The lines of beds of roses should be bold, niggling curves and twists with no meaning in
them should be avoided, as should long narrow beds so often seen. A good square or oblong shape looks good, ovals and crescents also
look well under certain circumstances. Round beds of roses and stars look less dignified, and are difficult to set out
successfully.
How to form them
If the beds are cut out on a lawn, see that the soil is not raised too
high.
This is a common fault, and the cause of many failures. The rain runs off too soon, and no amount of artificial watering will properly moisten the roots when
the soil is raised unduly.
Standards on lawns
Rose Standards too often look like broomsticks, whereas if they were planted in groups
of three, the effect would be more relaxed. Holes must be dug for them, and the grass kept well away from the trees.

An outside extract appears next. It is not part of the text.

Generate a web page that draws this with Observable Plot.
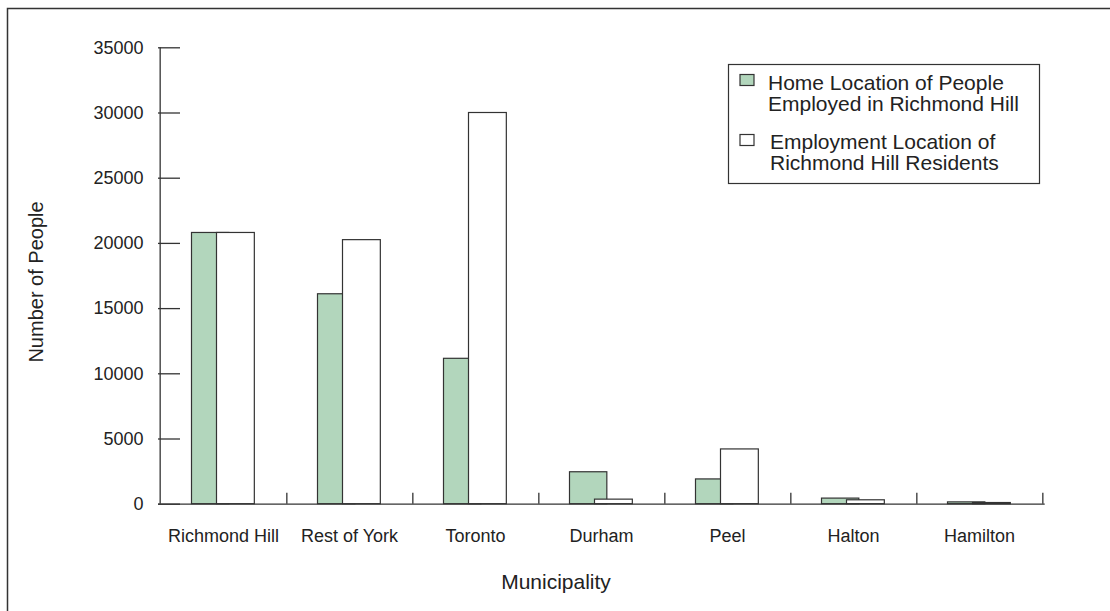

Each tree if planted singly should have a hole as large across as an ordinary wash-hand
basin, and about eighteen inches or two feet deep. There is no need for the soil around to be quite
bare, various ways of treating it will be found in the section headed Ground
Cover Plants.
Roses in borders
Roses often look their best in borders. Backed by an old wall, with various climbing plants, including varieties of the rose itself, growing up
it, and with a pretty edging between them and the gravel path, there is something old-world and informal about these borders that is sure to
charm the eye.
They must be arranged with care, however, or the good effect will be lost.
Avoid straight lines
Many gardeners can plant a bed out in the open well enough, but when they come to a
border nothing will content them but rows of straight lines! We cannot do better than learn more from Nature, she never goes wrong, and always
abhors a straight line. Of course a garden is not intended to be wild, and a few formal lines
have their proper place in landscape gardening.
The best soil
The best soil for roses is composed of two-thirds loam and one-third manure, the whole
being well mixed and stamped down so as to be fairly firm, with the manure not too near the surface unless it is very well
decayed. The depth of good soil should be at least a foot and a half, or a little more, if possible. If it is resting
on clay so much the better.
Preparing beds and borders in wet weather should not be attempted. The soil should be fairly crumbly, if it is sticky delay the matter for a few days.